Where Bentt’s supervisor offered her injections after he saw her limping on the job and gave her the injections at their workplace during her work hours, it does not follow that the injury resulted solely from a risk personal to Bentt. At a mini*1238mum, these facts support a finding that Bentt’s injury arose out of a risk neither directly associated with her employment nor personal to her. Some evidence suggesting that an injury may have been personal in its origin is not sufficient to support that a later workplace injury was in fact merely personal. See Clark v. District of Columbia Dep’t of Employment Servs., 743 A.2d 722, 729-30 (D.C.2000) (although there was a strong inference that Clark’s assailant had some sort of prior knowledge about and animus toward her, “this evidence was not ‘specific and comprehensive’ enough to remove doubts and rebut the presumption of coverage, for the precise reason that the motive behind the assault remains unknown and speculative”). Thus the Board’s decision to apply the positional-risk standard was in accordance with law and supported by substantial evidence.
I must take issue with the majority opinion’s position that in reviewing the ALJ’s first compensation order on remand the Board impermissibly substituted its judgment for that of the ALJ. The Board disagreed with the ALJ’s conclusion of law that Bentt’s injury did not arise out of and in the course of her employment. The ALJ found as facts that Bentt returned to work two days after injuring her foot at a banquet, that she continued to experience pain throughout the workday, that her colleagues noticed her limping and in pain, and that her supervisor, Dr. Buzzanell, noticed this and offered to treat her. The ALJ noted that Bentt was required by her job to walk rounds for approximately two hours a day, and that her limping prompted Buzzanell to offer her the nerve block.
Under the positional-risk standard, “[a]n injury arises out of the employment if it would not have occurred but for the fact that conditions and obligations of the employment placed claimant in a position where he was injured.” Grayson v. District of Columbia Dep’t of Employment Servs., 516 A.2d 909, 911 (D.C.1986) (quoting 1 LaRSOn, The Law of Workmen’s Compensation § 6.50 (1984)). The positional-risk standard “obviates any requirement of employer fault or of a causal relationship between the nature of the employment and the risk of injury. Nor need the employee be engaged at the time of the injury in activity of benefit to the employer.” Clark, supra, 743 A.2d at 727 (citations omitted). As the ALJ found, and the Board affirmed, “the offer of Dr. Buzzanell to give Claimant the injections arose directly from her limping and obvious discomfort as she performed her work.” Accordingly, Bentt’s injury would not have occurred but for the fact that conditions and obligations of employment placed her in a position where she received the injection that injured her. Thus, her injury arose out of her employment.1
Bentt testified that the injections occurred at her work place during her work *1239day. Although Bentt was not required to receive the injections as a condition of her employment, she was repeatedly offered the injections by her supervisor after he noticed that she was limping on the job.
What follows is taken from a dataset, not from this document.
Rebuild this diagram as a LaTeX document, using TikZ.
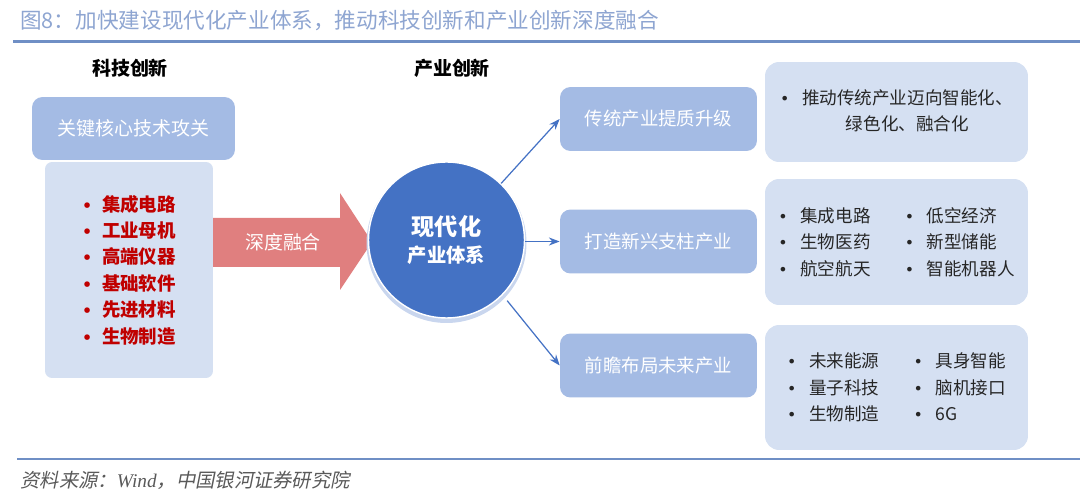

Had the injections effectively eliminated Bentt’s pain, they would have enabled her to perform her job more efficiently and comfortably, since she would not have been limping or in pain. Dr. Buzzanell’s unchallenged testimony that he offered the injections because the claimant was having difficulty making her rounds, i.e., doing her job, contradicts the majority’s statement that the Board engaged in unsupported speculation in concluding that the injections were given with the goal of helping Bentt perform her job. On these facts, the Board’s decision that Bentt’s injuries arose “in the course of employment” was supported by substantial evidence and in accordance with the law. Given Bentt I and the deference that we are required to give agency decisions, the Board’s decision that Bentt’s injury arose out of and in the course of employment should be affirmed.
. The injections Bentt received were more closely related to her employment duties than the injuries suffered by the plaintiff in Clark, supra, 743 A.2d 722, who was assaulted and shot in the parking lot of her employer. The facts there were that Janet Clark, a dialysis technician, was working when she received a call from a co-worker who told her that a man in the office parking lot was asking for "the lady that drives the red car,” which the co-worker knew to belong to Clark. Id. at 725. Although Clark did not recognize the man or the name he gave, she walked into the parking lot to speak with him, and was subsequently assaulted. Id. There was no indication that the assault was in any way related to Clark’s employment. Nonetheless, this court held that "the claimant’s injury arose out of [her] employment, because the terms and conditions of [her] employment placed the claimant in the position wherein [she] was assaulted by the assailant and sustained the injuries from which [she] suffered.” Id. at 730 (citation omitted).
Here, the injections that caused injury were administered because Bentt's supervisor ob*1239served that — as he testified — he "saw her having difficulty walking on rounds,” i.e., doing her job.